Will Cashman include Spencer Jones, George Lombard Jr. or Cam Schlittler in a deadline deal this year? – Donald
I hope not. The Yankees desperately need a third baseman, but the only one worth parting with pieces like that for is Jose Ramirez and there’s no way he’s available, and it would cost those three and more to get him.
Ryan McMahon leads the league in strikeouts and is nine percent worse than league average for his career despite having played half of his games at Coors Field. Eugenio Suarez is a high-power, high-strikeout right-handed bat and the Yankees already have several of those. I would only want either if the price is meaningless, which it should be.
The Yankees seem to love anchors that weight them down. They demonstrate a stubbornness when it comes to moving on. Why? – John
The Yankees think they are smarter than everyone and they want everyone to know it. They don’t want to give up on players they believed in when everyone said they shouldn’t because it makes them look bad and their owner doesn’t want to pay players to not play, whether they are producing or not.

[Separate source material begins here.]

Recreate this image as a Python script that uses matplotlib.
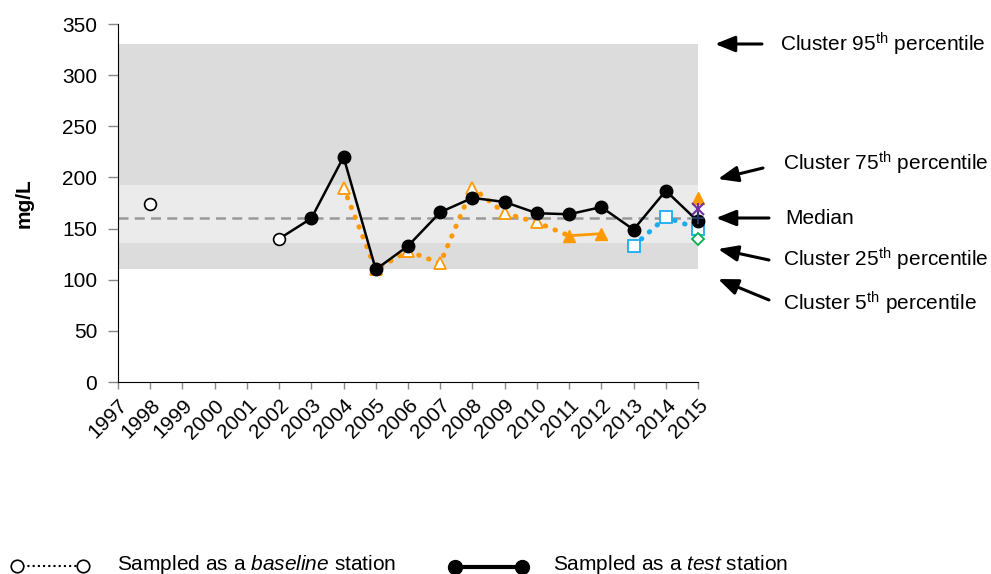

How many times did the manager and general manager tell us Josh Donaldson would he his old self before he was eventually released? How about Hicks? How about LeMahieu? The same thing is going on with Volpe, who is treated differently than any prospect or player during Cashman’s 28-year tenure as general manger. Every other prospect and player has had to earn their playing time and keep on earning it. Not Volpe. He had a good spring training two-and-a-half years ago and that was enough to negate the entire 2023 and 2024 seasons and more than half of the 2025 season. The Yankees defend him to no end and get irritated and aggressive when they have to defend him. Michael Kay said last week Boone told Meredith Marakovits that Volpe “is fucking elite” when he got testy when she asked about Volpe’s performance. One day Volpe will be designated for assignment or traded or released and the Yankees will say it didn’t work out even though they spent years telling us it would.